We encourage you to visit the Museum to experience first-hand the home of Denver’s own Unsinkable Margaret Brown and mining magnate James Joseph Brown.

Permanent Exhibit

The House Museum

Our guided tour features a walk-through of the house, including three floors and 16 rooms. You’ll walk into the elaborate golden entryway designed to impress the Browns’ guests, view the library with floor-to-ceiling bookcases, experience the Browns’ private sitting area and bedrooms, and glimpse the living and working quarters of their servants. The museum’s collections include furniture, clothing, accessories, artwork, and more from the life and times of Mrs. Brown. For more information on the museum’s collections, please visit our Collections Page.

Photo Credit: Tom McClure Photography

Permanent Exhibit

James Joseph Brown & the Peoples’ Quest for Gold

Visit our new Natural Resources Center to learn more about the man of the house, James Joseph Brown. Explore the mining endeavors that made the Browns millionaires and changed the course of history in Leadville. Discover how the quest for mineral wealth impacted the people of Colorado and transformed Denver into a growing cultural metropolis as a gateway to the gold fields.

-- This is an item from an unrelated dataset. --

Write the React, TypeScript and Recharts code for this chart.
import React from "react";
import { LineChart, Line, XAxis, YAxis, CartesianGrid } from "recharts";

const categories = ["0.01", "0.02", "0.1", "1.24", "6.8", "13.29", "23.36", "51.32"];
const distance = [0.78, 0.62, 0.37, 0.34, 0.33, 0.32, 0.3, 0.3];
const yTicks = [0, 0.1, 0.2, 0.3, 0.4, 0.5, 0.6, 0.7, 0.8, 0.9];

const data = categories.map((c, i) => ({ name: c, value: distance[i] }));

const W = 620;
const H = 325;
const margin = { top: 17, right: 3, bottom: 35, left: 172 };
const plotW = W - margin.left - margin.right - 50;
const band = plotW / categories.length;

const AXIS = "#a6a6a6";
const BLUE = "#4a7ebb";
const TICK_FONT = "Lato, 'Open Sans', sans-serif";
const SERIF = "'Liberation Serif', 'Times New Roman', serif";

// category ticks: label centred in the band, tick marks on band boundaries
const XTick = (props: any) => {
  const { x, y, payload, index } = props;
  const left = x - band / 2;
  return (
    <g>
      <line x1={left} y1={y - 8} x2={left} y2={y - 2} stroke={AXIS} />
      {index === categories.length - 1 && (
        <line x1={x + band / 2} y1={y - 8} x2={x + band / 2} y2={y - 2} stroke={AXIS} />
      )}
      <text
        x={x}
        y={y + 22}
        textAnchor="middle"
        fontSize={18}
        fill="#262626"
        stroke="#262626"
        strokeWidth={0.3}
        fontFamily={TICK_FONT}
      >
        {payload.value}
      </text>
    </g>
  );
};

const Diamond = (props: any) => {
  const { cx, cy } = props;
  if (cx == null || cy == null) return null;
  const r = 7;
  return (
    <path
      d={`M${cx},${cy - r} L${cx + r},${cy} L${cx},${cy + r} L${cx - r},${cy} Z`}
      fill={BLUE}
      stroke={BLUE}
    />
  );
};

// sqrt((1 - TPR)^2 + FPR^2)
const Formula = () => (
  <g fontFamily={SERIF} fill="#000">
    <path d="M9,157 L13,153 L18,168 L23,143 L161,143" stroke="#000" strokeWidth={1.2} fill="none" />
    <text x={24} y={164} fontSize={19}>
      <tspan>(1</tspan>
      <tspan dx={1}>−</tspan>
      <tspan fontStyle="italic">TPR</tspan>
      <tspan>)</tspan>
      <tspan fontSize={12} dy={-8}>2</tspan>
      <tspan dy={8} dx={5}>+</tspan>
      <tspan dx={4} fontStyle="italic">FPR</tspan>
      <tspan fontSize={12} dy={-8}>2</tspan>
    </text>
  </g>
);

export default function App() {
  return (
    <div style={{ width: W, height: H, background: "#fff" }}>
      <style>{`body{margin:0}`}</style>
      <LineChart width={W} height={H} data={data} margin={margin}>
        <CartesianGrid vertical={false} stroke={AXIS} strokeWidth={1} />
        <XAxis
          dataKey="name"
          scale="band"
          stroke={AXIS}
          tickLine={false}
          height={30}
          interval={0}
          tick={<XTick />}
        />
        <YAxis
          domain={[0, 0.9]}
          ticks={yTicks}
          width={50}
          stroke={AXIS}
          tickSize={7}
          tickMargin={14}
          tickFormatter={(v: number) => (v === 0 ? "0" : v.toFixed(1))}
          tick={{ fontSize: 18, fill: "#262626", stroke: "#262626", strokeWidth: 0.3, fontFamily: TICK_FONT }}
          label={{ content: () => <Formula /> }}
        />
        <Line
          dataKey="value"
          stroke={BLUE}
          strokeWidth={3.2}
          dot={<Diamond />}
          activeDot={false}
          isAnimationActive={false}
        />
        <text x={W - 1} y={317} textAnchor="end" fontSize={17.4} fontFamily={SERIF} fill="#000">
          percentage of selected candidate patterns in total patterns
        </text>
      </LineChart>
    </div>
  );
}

Photo credit to Denver Public Library 

Featured Exhibit

Culture Knows No Boundaries

The students of Rocky Mountain College of Art & Design in Art History 2300 created this exhibition as their final course project. The posters highlight their art historical research into the life of Titanic survivor and one of Denver’s most famous social justice activists, Margaret “Molly” Brown (1867-1932). See the results of their work here.

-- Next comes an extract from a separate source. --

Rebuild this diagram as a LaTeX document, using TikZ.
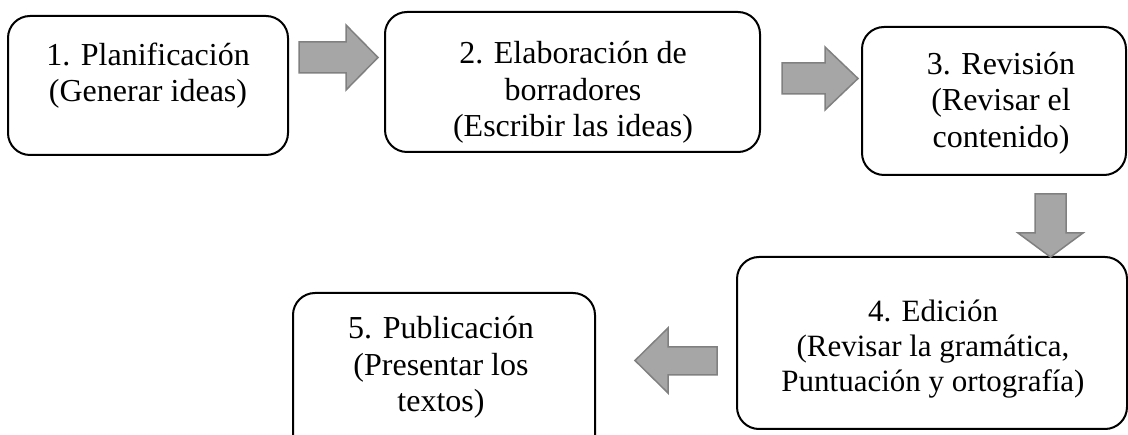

Temporary Exhibit: June 25-September 30

Fierce Foremothers, Steadfast Suffragists

Do you know that 2020 marks the 100th anniversary of the passage of the 19th Amendment, which granted (most) women the right to vote? A century ago, Margaret “Molly” Brown worked closely with prominent women’s rights activists such as Alva Vanderbilt Belmont and Colorado State Senator Helen Ring Robinson to extend suffrage, already granted in the West, to the rest of the nation.

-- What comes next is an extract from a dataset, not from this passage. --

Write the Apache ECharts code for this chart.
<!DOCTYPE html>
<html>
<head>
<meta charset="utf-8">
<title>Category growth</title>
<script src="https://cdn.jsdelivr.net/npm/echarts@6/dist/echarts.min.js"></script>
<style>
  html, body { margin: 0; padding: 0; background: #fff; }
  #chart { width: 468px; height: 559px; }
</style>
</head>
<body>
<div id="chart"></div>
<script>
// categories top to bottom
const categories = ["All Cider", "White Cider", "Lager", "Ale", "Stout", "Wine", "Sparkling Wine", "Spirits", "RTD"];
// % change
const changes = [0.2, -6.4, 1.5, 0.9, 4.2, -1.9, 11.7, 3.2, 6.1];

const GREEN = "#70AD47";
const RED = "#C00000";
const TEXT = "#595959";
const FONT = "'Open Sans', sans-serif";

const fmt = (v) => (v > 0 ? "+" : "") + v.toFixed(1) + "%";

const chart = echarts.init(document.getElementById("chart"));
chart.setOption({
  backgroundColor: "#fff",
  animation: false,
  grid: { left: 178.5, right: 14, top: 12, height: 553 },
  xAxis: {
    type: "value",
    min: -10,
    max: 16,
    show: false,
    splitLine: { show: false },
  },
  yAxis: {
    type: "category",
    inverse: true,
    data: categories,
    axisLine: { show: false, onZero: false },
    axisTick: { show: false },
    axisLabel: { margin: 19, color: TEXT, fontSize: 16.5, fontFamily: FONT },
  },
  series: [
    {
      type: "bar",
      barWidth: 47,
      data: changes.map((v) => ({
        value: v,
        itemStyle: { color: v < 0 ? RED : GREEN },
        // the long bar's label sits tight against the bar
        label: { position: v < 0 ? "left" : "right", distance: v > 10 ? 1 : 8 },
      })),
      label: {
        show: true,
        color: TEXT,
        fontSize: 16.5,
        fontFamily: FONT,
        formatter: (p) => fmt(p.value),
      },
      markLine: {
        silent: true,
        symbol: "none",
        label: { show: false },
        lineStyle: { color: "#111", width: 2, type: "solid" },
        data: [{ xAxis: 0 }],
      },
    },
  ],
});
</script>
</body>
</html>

The Molly Brown House Museum’s summer 2020 exhibit will highlight the stories of Margaret Brown and other women who were forces in the national suffrage movement. Included is a pop-up exhibit presented by the National Archives titled “Rightfully Hers” on the passage of the 19th amendment. Join us as we explore a century’s-old story of voting rights that empowers us to meaningfully champion democracy today!